The lesson of Arizona is that independent commissions can be corrupted when partisans determine the members — and that commissions need enough members and real safeguards to protect an independent chair from the full force and pressure of both political parties.
The lesson of Florida is even more stark: Politicians will stop at nothing to protect the advantage that comes from drawing the lines. The Fair Districts amendments that Florida voters approved were unambiguous: “Legislative districts or districting plans may not be drawn to favor or disfavor an incumbent or political party.” Just weeks after the amendments passed, some of the most influential Republican strategists and legislative aides gathered to plan their next steps. It would take four years and many heroic court challenges before the story emerged in depositions and cross-examinations.
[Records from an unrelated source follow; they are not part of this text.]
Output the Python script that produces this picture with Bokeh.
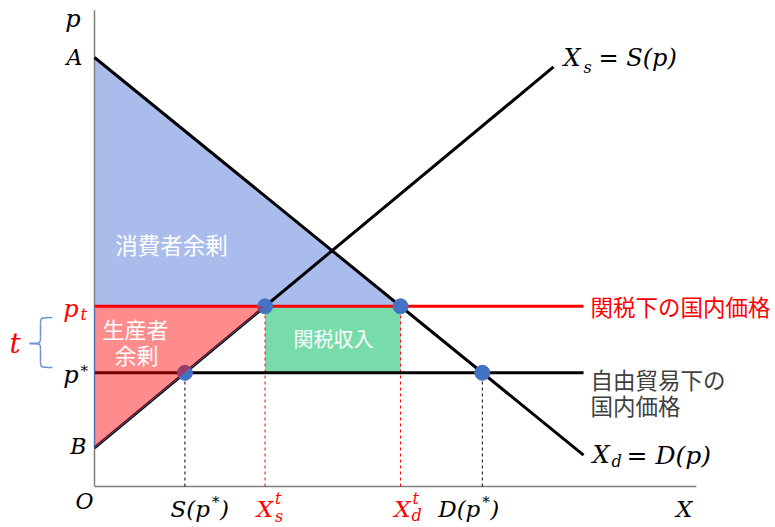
from bokeh.plotting import figure
from bokeh.models import Range1d
from bokeh.core.properties import value
from bokeh.embed import file_html
from bokeh.resources import INLINE

# ---- model values (quantity X, price p) ----
demand_intercept = 10.0      # A
demand_slope = 0.813
supply_intercept = 0.9       # B
supply_slope = 0.83
price_tariff = 4.2           # p_t
price_world = 2.65           # p*
demand_x_end = 11.4
supply_x_end = 10.7
axis_x_end = 14.03
axis_p_end = 11.1

def demand_q(pr):
    return (demand_intercept - pr) / demand_slope

def supply_q(pr):
    return (pr - supply_intercept) / supply_slope

A, B = demand_intercept, supply_intercept
pt, ps = price_tariff, price_world
xd_t, xs_t = demand_q(pt), supply_q(pt)
xd_w, xs_w = demand_q(ps), supply_q(ps)
d_end_p = A - demand_slope * demand_x_end
s_end_p = B + supply_slope * supply_x_end

W, H = 775, 527
SC = 42.9  # px per unit
OX, OY = 94, 486  # origin position on the canvas
p = figure(width=W, height=H, output_backend="svg", toolbar_location=None,
           x_range=Range1d(-OX / SC, (W - OX) / SC),
           y_range=Range1d((OY - H) / SC, OY / SC),
           min_border=0, outline_line_color=None)
p.xaxis.visible = False
p.yaxis.visible = False
p.grid.visible = False

def X(px):
    return (px - OX) / SC

def Y(py):
    return (OY - py) / SC

SERIF = value("DejaVu Serif")
CJK = value("Noto Sans CJK JP")

# consumer surplus
p.patch(x=[0, 0, xd_t], y=[A, pt, pt], fill_color="#AABCEC", line_color=None)
# tariff revenue
p.patch(x=[xs_t, xd_t, xd_t, xs_t], y=[pt, pt, ps, ps], fill_color="#78DCAA", line_color=None)

# axes
p.line(x=[0, 0], y=[0, axis_p_end], line_color="#7f7f7f", line_width=1.5)
p.line(x=[0, axis_x_end], y=[0, 0], line_color="#7f7f7f", line_width=1.5)

# dashed guides
p.line(x=[xs_w, xs_w], y=[0, ps], line_color="black", line_width=1, line_dash="3 3")
p.line(x=[xd_w, xd_w], y=[0, ps], line_color="black", line_width=1, line_dash="3 3")
p.line(x=[xs_t, xs_t], y=[0, pt], line_color="red", line_width=1, line_dash="3 3")
p.line(x=[xd_t, xd_t], y=[0, pt], line_color="red", line_width=1, line_dash="3 3")

# demand and supply
p.line(x=[0, demand_x_end], y=[A, d_end_p], line_color="black", line_width=3)
p.line(x=[0, supply_x_end], y=[B, s_end_p], line_color="black", line_width=3)

# price lines
p.line(x=[0, demand_x_end], y=[ps, ps], line_color="black", line_width=3)
p.line(x=[0, demand_x_end], y=[pt, pt], line_color="red", line_width=3)

# points
p.scatter(x=[xs_t, xd_t, xs_w, xd_w], y=[pt, pt, ps, ps], size=15,
          fill_color="#4472C4", line_color="#4472C4")

# producer surplus (translucent, on top)
p.patch(x=[0, xs_t, 0], y=[pt, pt, B], fill_color="red", fill_alpha=0.45,
        line_color=None)
p.line(x=[0, 0, xs_t], y=[pt, B, pt], line_color="#4472C4", line_width=1,
       line_alpha=0.8)

# brace for t
seg_q = [((52, 317), (40, 317), (40, 323)), ((40, 337), (40, 343), (29, 343)),
         ((29, 343), (40, 343), (40, 349)), ((40, 361), (40, 367), (52, 367))]
p.bezier(x0=[X(a[0]) for a, c, b in seg_q], y0=[Y(a[1]) for a, c, b in seg_q],
         x1=[X(b[0]) for a, c, b in seg_q], y1=[Y(b[1]) for a, c, b in seg_q],
         cx0=[X(c[0]) for a, c, b in seg_q], cy0=[Y(c[1]) for a, c, b in seg_q],
         cx1=[X(c[0]) for a, c, b in seg_q], cy1=[Y(c[1]) for a, c, b in seg_q],
         line_color="#6F94D4", line_width=1.5)
p.line(x=[X(40), X(40)], y=[Y(323), Y(337)], line_color="#6F94D4", line_width=1.5)
p.line(x=[X(40), X(40)], y=[Y(349), Y(361)], line_color="#6F94D4", line_width=1.5)


def t(x, y, s, size, dx=0, dy=0, color="black", font=SERIF, style="italic",
      align="left"):
    p.text(x=[x], y=[y], text=[s], x_offset=dx, y_offset=dy, text_font=font,
           text_font_size=f"{size}px", text_font_style=style, text_color=color,
           text_align=align, text_baseline="middle")

# vertical axis labels
t(0, axis_p_end, "p", 24, dx=-14, dy=9, align="right")
t(0, A, "A", 22, dx=-12, dy=0, align="right")
t(0, pt, "p", 24, dx=-16, dy=3, align="right", color="red")
t(0, pt, "t", 16, dx=-14, dy=8, color="red")
t(0, ps, "p", 24, dx=-16, dy=2, align="right")
t(0, ps, "*", 15, dx=-14, dy=-2, style="normal")
t(0, B, "B", 22, dx=-8, dy=-1, align="right")
t(0, 0, "O", 22, dx=-1, dy=15, align="right")
t(X(9), Y(343), "t", 28, color="red")

# horizontal axis labels
t(xs_w, 0, "S(p", 23, dx=25, dy=22, align="right")
t(xs_w, 0, "*", 15, dx=27, dy=15, style="normal")
t(xs_w, 0, ")", 23, dx=35, dy=22)
t(xs_t, 0, "X", 23, dx=8, dy=22, align="right", color="red")
t(xs_t, 0, "t", 16, dx=10, dy=12, color="red")
t(xs_t, 0, "s", 16, dx=10, dy=30, color="red")
t(xd_t, 0, "X", 23, dx=10, dy=22, align="right", color="red")
t(xd_t, 0, "t", 16, dx=12, dy=12, color="red")
t(xd_t, 0, "d", 16, dx=11, dy=29, color="red")
t(xd_w, 0, "D(p", 23, dx=-2, dy=22, align="right")
t(xd_w, 0, "*", 15, dx=0, dy=15, style="normal")
t(xd_w, 0, ")", 23, dx=8, dy=22)
t(axis_x_end, 0, "X", 23, dx=-4, dy=22, align="right")

# curve labels
t(supply_x_end, s_end_p, "X", 24, dx=10, dy=-9)
t(supply_x_end, s_end_p, "s", 16, dx=30, dy=1)
t(supply_x_end, s_end_p, "= S(p)", 24, dx=45, dy=-9)
t(demand_x_end, d_end_p, "X", 24, dx=9, dy=0)
t(demand_x_end, d_end_p, "d", 16, dx=28, dy=6)
t(demand_x_end, d_end_p, "= D(p)", 25, dx=43, dy=0)

# price line labels
t(demand_x_end, pt, "関税下の国内価格", 22.5, dx=7, color="red", font=CJK,
  style="normal")
t(demand_x_end, ps, "自由貿易下の", 22.5, dx=7, dy=6, color="#404040", font=CJK,
  style="normal")
t(demand_x_end, ps, "国内価格", 22.5, dx=7, dy=32, color="#404040", font=CJK,
  style="normal")

# area labels
t(X(171), Y(243), "消費者余剰", 22.5, color="white", font=CJK, style="normal",
  align="center")
t(X(135), Y(327), "生産者", 22, color="white", font=CJK, style="normal",
  align="center")
t(X(136), Y(353), "余剰", 22, color="white", font=CJK, style="normal",
  align="center")
t(X(333), Y(338), "関税収入", 20, color="white", font=CJK, style="normal",
  align="center")

open("out.html", "w").write(file_html(p, INLINE))
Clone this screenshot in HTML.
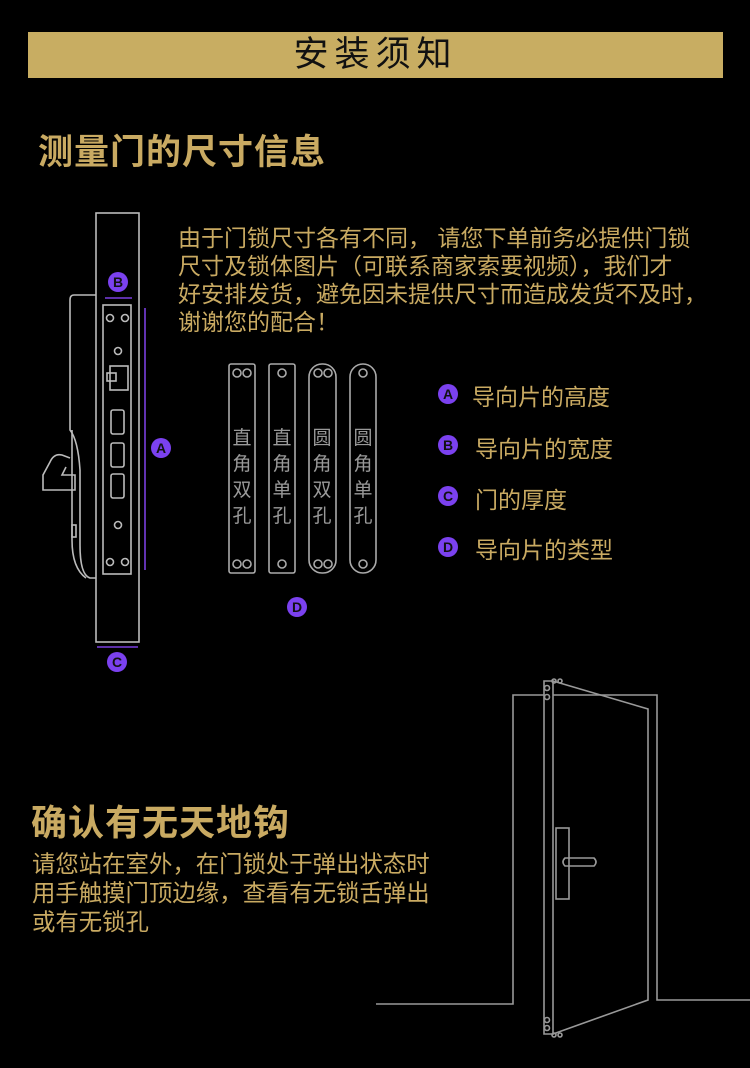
<!DOCTYPE html>
<html><head><meta charset="utf-8"><style>
html,body{margin:0;padding:0;background:#000;}
body{width:750px;height:1068px;position:relative;overflow:hidden;font-family:"Liberation Sans","Noto Sans CJK SC",sans-serif;color:#c9aa62;}
.a{position:absolute;white-space:nowrap;}
.bar{position:absolute;left:28px;top:32px;width:695px;height:46px;background:#c8ad62;}
.bar span{position:absolute;left:0;right:0;top:0;text-align:center;line-height:46px;font-size:35px;color:#111;letter-spacing:6px;}
.p{font-size:23px;line-height:28px;}
.leg{font-size:23px;}
</style></head><body>
<div class="bar"><span>安装须知</span></div>
<div class="a" style="left:38px;top:124px;font-size:35px;letter-spacing:1px;font-weight:bold;">测量门的尺寸信息</div>
<div class="a p" style="left:178px;top:224px;">由于门锁尺寸各有不同， 请您下单前务必提供门锁<br>尺寸及锁体图片（可联系商家索要视频），我们才<br>好安排发货，避免因未提供尺寸而造成发货不及时，<br>谢谢您的配合！</div>
<div class="a leg" style="left:472px;top:378px;">导向片的高度</div>
<div class="a leg" style="left:475px;top:430px;">导向片的宽度</div>
<div class="a leg" style="left:475px;top:481px;">门的厚度</div>
<div class="a leg" style="left:475px;top:531px;">导向片的类型</div>
<div class="a" style="left:31px;top:794px;font-size:36px;font-weight:bold;letter-spacing:1px;">确认有无天地钩</div>
<div class="a" style="left:32px;top:850px;font-size:23.4px;line-height:29px;">请您站在室外，在门锁处于弹出状态时<br>用手触摸门顶边缘，查看有无锁舌弹出<br>或有无锁孔</div>
<svg class="a" style="left:0;top:0" width="750" height="1068" viewBox="0 0 750 1068">
<g fill="none" stroke="#bbb" stroke-width="1.6">
<rect x="96" y="213" width="43" height="429"/>
<rect x="103" y="305" width="28" height="269"/>
<path d="M96 295 H74 Q70 295 70 300 V430 Q78 440 80 470 V545 Q80 575 90 578 H96"/>
<path d="M72 430 V540 Q72 568 86 578"/>
<path d="M70 458 L62 455 Q54 453 50 462 L43 475 V490 H75 V475 H62 L66 467"/>
<rect x="72" y="525" width="4" height="12"/>
<circle cx="110" cy="318" r="3.5"/><circle cx="125" cy="318" r="3.5"/>
<circle cx="118" cy="351" r="3.5"/>
<circle cx="118" cy="525" r="3.5"/>
<circle cx="110" cy="562" r="3.5"/><circle cx="125" cy="562" r="3.5"/>
<rect x="110" y="366" width="18" height="24"/><rect x="107" y="373" width="9" height="8"/>
<rect x="111" y="410" width="13" height="24" rx="2"/>
<rect x="111" y="443" width="13" height="24" rx="2"/>
<rect x="111" y="474" width="13" height="24" rx="2"/>
</g>
<g fill="none" stroke="#aaa" stroke-width="1.6">
<rect x="229" y="364" width="26" height="209" rx="2"/>
<rect x="269" y="364" width="26" height="209" rx="2"/>
<rect x="309" y="364" width="27" height="209" rx="13"/>
<rect x="350" y="364" width="26" height="209" rx="13"/>
<circle cx="237" cy="373" r="4"/><circle cx="247" cy="373" r="4"/>
<circle cx="237" cy="564" r="4"/><circle cx="247" cy="564" r="4"/>
<circle cx="282" cy="373" r="4"/><circle cx="282" cy="564" r="4"/>
<circle cx="318" cy="373" r="4"/><circle cx="328" cy="373" r="4"/>
<circle cx="318" cy="564" r="4"/><circle cx="328" cy="564" r="4"/>
<circle cx="363" cy="373" r="4"/><circle cx="363" cy="564" r="4"/>
</g>
<g font-size="19" fill="#999" text-anchor="middle" font-family="Liberation Sans,Noto Sans CJK SC,sans-serif">
<text x="242" y="444">直</text><text x="242" y="470">角</text><text x="242" y="496">双</text><text x="242" y="522">孔</text>
<text x="282" y="444">直</text><text x="282" y="470">角</text><text x="282" y="496">单</text><text x="282" y="522">孔</text>
<text x="322" y="444">圆</text><text x="322" y="470">角</text><text x="322" y="496">双</text><text x="322" y="522">孔</text>
<text x="363" y="444">圆</text><text x="363" y="470">角</text><text x="363" y="496">单</text><text x="363" y="522">孔</text>
</g>
<g stroke="#7a3fe0" stroke-width="1.6" fill="#7a3fe0">
<line x1="145" y1="308" x2="145" y2="570"/>
<line x1="105" y1="298" x2="132" y2="298"/>
<line x1="97" y1="647" x2="138" y2="647"/>
</g>
<g fill="#7b41ef">
<circle cx="118" cy="282" r="10"/><circle cx="161" cy="448" r="10"/><circle cx="117" cy="662" r="10"/><circle cx="297" cy="607" r="10"/>
<circle cx="448" cy="394" r="10"/><circle cx="448" cy="445" r="10"/><circle cx="448" cy="496" r="10"/><circle cx="448" cy="547" r="10"/>
</g>
<g fill="#111" font-family="Liberation Sans,sans-serif" font-weight="bold" font-size="14" text-anchor="middle">
<text x="118" y="287">B</text><text x="161" y="453">A</text><text x="117" y="667">C</text><text x="297" y="612">D</text>
<text x="448" y="399">A</text><text x="448" y="450">B</text><text x="448" y="501">C</text><text x="448" y="552">D</text>
</g>
<g fill="none" stroke="#999" stroke-width="1.6">
<path d="M376 1004 H513 V695 H544 M553 695 H657 V1000 H750"/>
<path d="M544 681 H553 V1034 H544 Z"/>
<path d="M553 681 L648 709 V1000 L553 1034"/>
<rect x="556" y="828" width="13" height="71"/>
<path d="M565 858 H594 Q598 862 594 866 H565 Q561 862 565 858 Z"/>
<circle cx="547" cy="688" r="2.5"/><circle cx="547" cy="697" r="2.5"/>
<circle cx="547" cy="1020" r="2.5"/><circle cx="547" cy="1028" r="2.5"/>
<circle cx="554" cy="681" r="2"/><circle cx="560" cy="681" r="2"/>
<circle cx="554" cy="1035" r="2"/><circle cx="560" cy="1035" r="2"/>
</g>
</svg>
</body></html>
Essentially, the state Supreme Court found that the Republicans ran a shadow redistricting process — there was one public path designed to conform with the new amendments, and another behind the scenes, where the actual maps were analyzed in exacting detail by high-paid consultants and sneakily filtered into the public process under the names of faux-disinterested citizens, who were in fact friends, spouses and associates of the party hacks. One set of maps used for several districts turned out to be filed from the email address of a former state GOP intern; he would later deny the address belonged to him.
— Judge Terry Lewis
The court ruled parts of the new maps unconstitutional, mandated new lines and revealed the lengths to which GOP consultants would go in order to rewire legislative and congressional districts in their favor.
“This group of Republican consultants or operatives did in fact conspire to manipulate and influence the redistricting process,” wrote judge Terry Lewis in the summer of 2014, in a scathing ruling which declared at least two districts unconstitutional and sent the maps back to be redrawn. “They made a mockery of the legislature’s proclaimed transparent and open process of redistricting by doing all of this in the shadow of that process… They managed to taint the redistricting process and the resulting map with improper partisan intent.”
Consultants drew partisan maps while claiming they were just political junkies working on a puzzle. These maps were submitted through the public process under the names of GOP friends and allies. Magically or otherwise, these exact maps formed the exact lines of many congressional and state Senate districts. Then the consultants prepped scripts for “citizen” testimony defending the new lines, all the while emailing each other about the need for caution, secrecy and trying to keep their fingerprints as far away as possible.
If not for the Fair Districts amendments, reformers probably would not have had any success in the courts, or in uncovering the secret trail of emails which helped unravel this determined effort. The amendments worked. But in Florida, as in Arizona, the politicians fought to find any way they could to retain influence on the process just as soon as they thought voters were looking the other way.
Those who would argue against the centrality of gerrymandering to our nation’s political extremism and dysfunction suggest that we are “Big Sort”-ing ourselves into homogenous and like-minded districts. However, if that were the case, our highest-paid political minds wouldn’t be risking their careers and reputations to generate maps that will give their side the results they desire.
Redistricting need not work this way; states like California and Washington have created functional, fair-minded and above-board processes. The reformers at FairVote, meanwhile, suggest multimember districts and instant-runoff voting as a structural change necessary to really fix the problem.
Big wins for redistricting reform in Ohio and California, as well as in Arizona and Florida, demonstrate that conservatives and liberals alike are fed up with the kind of politics we get when partisans draw the lines. Conquering this threat to our democracy will require creative state and local solutions, inventive uses of the referendum and initiative process, and new alliances of frustrated citizens that defy party boundaries, rooted in the belief that fair elections reflecting an honest majority are more important than which side wins. As Arizona and Florida’s vote on Tuesday, however, it brings another reminder — these coalitions have to stay vigilant and united even after any victory at the polls.